** begin **

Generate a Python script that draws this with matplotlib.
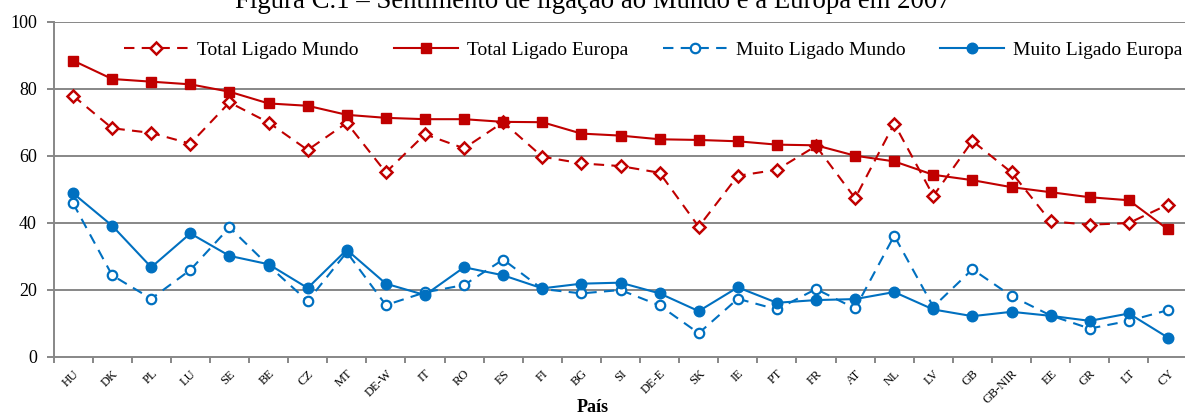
import matplotlib
matplotlib.use("Agg")
import matplotlib.pyplot as plt

paises = ["HU", "DK", "PL", "LU", "SE", "BE", "CZ", "MT", "DE-W", "IT", "RO", "ES", "FI", "BG",
          "SI", "DE-E", "SK", "IE", "PT", "FR", "AT", "NL", "LV", "GB", "GB-NIR", "EE", "GR", "LT", "CY"]

total_mundo = [77.9, 68.2, 66.8, 63.6, 75.9, 69.9, 61.7, 69.8, 55.0, 66.4, 62.2, 70.0, 59.7, 57.7,
               56.9, 54.9, 38.8, 54.0, 55.8, 62.9, 47.3, 69.6, 48.0, 64.4, 55.0, 40.4, 39.4, 39.9, 45.4]
total_europa = [88.4, 82.9, 82.1, 81.3, 79.1, 75.6, 74.9, 72.2, 71.3, 70.9, 70.9, 70.1, 70.0, 66.6,
                66.0, 64.9, 64.7, 64.3, 63.3, 63.1, 60.0, 58.3, 54.3, 52.7, 50.6, 49.1, 47.6, 46.7, 38.0]
muito_mundo = [45.8, 24.3, 17.3, 25.9, 38.6, 27.2, 16.6, 31.2, 15.4, 19.2, 21.4, 29.0, 20.2, 18.9,
               19.9, 15.3, 7.0, 17.3, 14.1, 20.2, 14.4, 36.1, 14.9, 26.1, 18.1, 12.3, 8.4, 10.7, 13.9]
muito_europa = [48.8, 39.1, 26.7, 36.8, 30.1, 27.6, 20.5, 31.9, 21.8, 18.4, 26.7, 24.3, 20.4, 21.8,
                22.1, 18.9, 13.6, 20.7, 16.1, 16.9, 17.2, 19.3, 14.1, 12.1, 13.4, 12.2, 10.7, 12.9, 5.7]

yticks = [0, 20, 40, 60, 80, 100]

RED = "#C00000"
BLUE = "#0070C0"
GRID = "#878787"
FONT = "Liberation Serif"

plt.rcParams["font.family"] = FONT

W, H = 1185, 415
fig = plt.figure(figsize=(W / 100, H / 100), dpi=100)
left_px, right_px = 53.5, 1187.5
top_px, bot_px = 21.7, 356.7
ax = fig.add_axes([left_px / W, 1 - bot_px / H, (right_px - left_px) / W, (bot_px - top_px) / H])

x = list(range(len(paises)))
dash = (0, (5, 3.5))
ax.plot(x, total_mundo, color=RED, lw=1.5, ls=dash, marker="D", ms=6.4, mfc="white",
        mec=RED, mew=1.8, label="Total Ligado Mundo", zorder=3)
ax.plot(x, total_europa, color=RED, lw=1.5, ls="-", marker="s", ms=7, mfc=RED,
        mec=RED, label="Total Ligado Europa", zorder=3)
ax.plot(x, muito_mundo, color=BLUE, lw=1.5, ls=dash, marker="o", ms=6.8, mfc="white",
        mec=BLUE, mew=1.6, label="Muito Ligado Mundo", zorder=3)
ax.plot(x, muito_europa, color=BLUE, lw=1.5, ls="-", marker="o", ms=7.6, mfc=BLUE,
        mec=BLUE, label="Muito Ligado Europa", zorder=3)

ax.set_xlim(-0.5, len(paises) - 0.5)
ax.set_ylim(0, 100)
ax.set_yticks(yticks)
ax.set_yticklabels([str(v) for v in yticks], fontsize=13)
for v in yticks[1:]:
    ax.axhline(v, color=GRID, lw=1.4, zorder=1)

ax.set_xticks(x)
ax.set_xticklabels(paises, rotation=45, ha="right", rotation_mode="anchor", fontsize=9)
ax.set_xticks([i - 0.5 for i in range(len(paises) + 1)], minor=True)
ax.tick_params(axis="x", which="major", length=0, pad=8)
ax.tick_params(axis="x", which="minor", length=4, width=1.4, color=GRID, direction="out")
ax.tick_params(axis="y", length=5, width=1.4, color=GRID, direction="out", pad=7)

for s in ["top", "right"]:
    ax.spines[s].set_visible(False)
for s in ["left", "bottom"]:
    ax.spines[s].set_color(GRID)
    ax.spines[s].set_linewidth(1.4)

leg = ax.legend(loc="center", bbox_to_anchor=(0.529, 0.9155), ncol=4, frameon=False,
                fontsize=14, handlelength=3.3, handletextpad=0.45, columnspacing=1.8,
                borderaxespad=0)

fig.text(0.5, 1 - 8 / H, "Figura C.1 – Sentimento de ligação ao Mundo e à Europa em 2007",
         ha="center", va="baseline", fontsize=19.3)
fig.text(0.5, 1 - 412 / H, "País", ha="center", va="baseline", fontsize=13, fontweight="bold")

fig.savefig("out.png", dpi=100)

** end **

(REQUIRED WORK) Count every line above that holds the string "matplotlib" and give the total, nothing more.

(WORKED ANSWER) 4